I think it is important to say—this is what we understand to be the case—that the US is not agreeing with Turkey by potentially withdrawing from this piece of territory, so it is not endorsing Turkey’s action at all. I hope that it will be joining the UK and the rest of the coalition to impress upon Turkey that this is not the best way forward in our principal aim for Turkey and others, which is to defeat Daesh, which poses a threat to Turkey, a big threat to Syria and a threat to the UK and the US, too. As Turkey’s reputation is on the line in this matter, I hope very much that it listens to its friends and allies and desists from this particular course of action. That is the line that we have taken, and I am hopeful that we will have some success in getting it to revise its position in this particular matter.

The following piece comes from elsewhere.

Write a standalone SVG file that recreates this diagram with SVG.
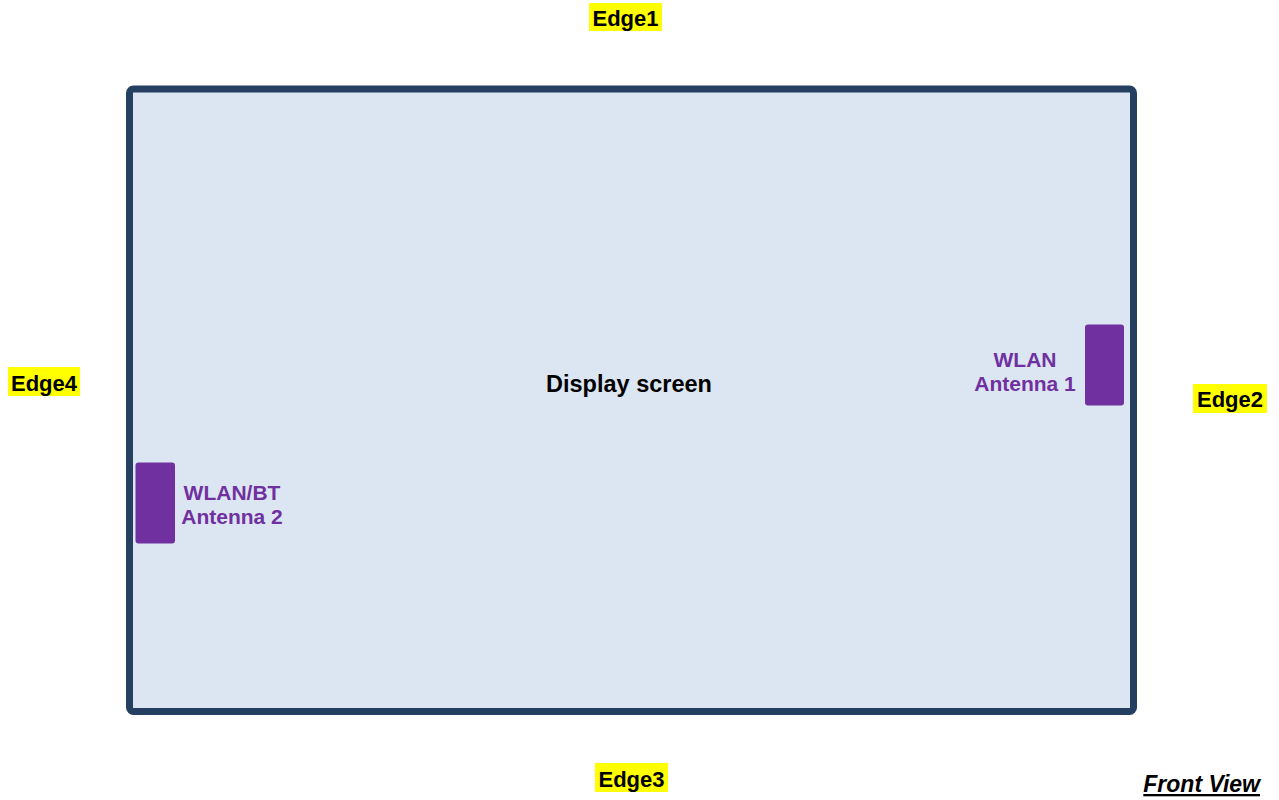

Along with others, I also express great concern over the decision of the President of the United States of America to remove US troops. No one should ever betray our allies—the Kurds—who helped to cleanse Syria of Isis fighters. Turkey’s history of response towards the Kurds in the past has been all-out war, so what discussions has the Minister had with Turkey to prevent its aggression and the threat to democracy and freedom in that area, which will mean potential casualties among women, children and the innocents?
I thank the hon. Gentleman for his question. He tempts me to talk about wider issues relating to the Kurds, and he will know that we have in the past discussed these matters, and will continue to do so, with our Turkish interlocutors at every level in support of our Kurdish friends and allies. It is important that the rights of Kurds, of all groups, of all minorities and of all ethnicities are respected. That is contained within international humanitarian law, and all the conventions to which Turkey is a code signatory. We will use every opportunity to stand up for the rights of Kurds where we see them being abused.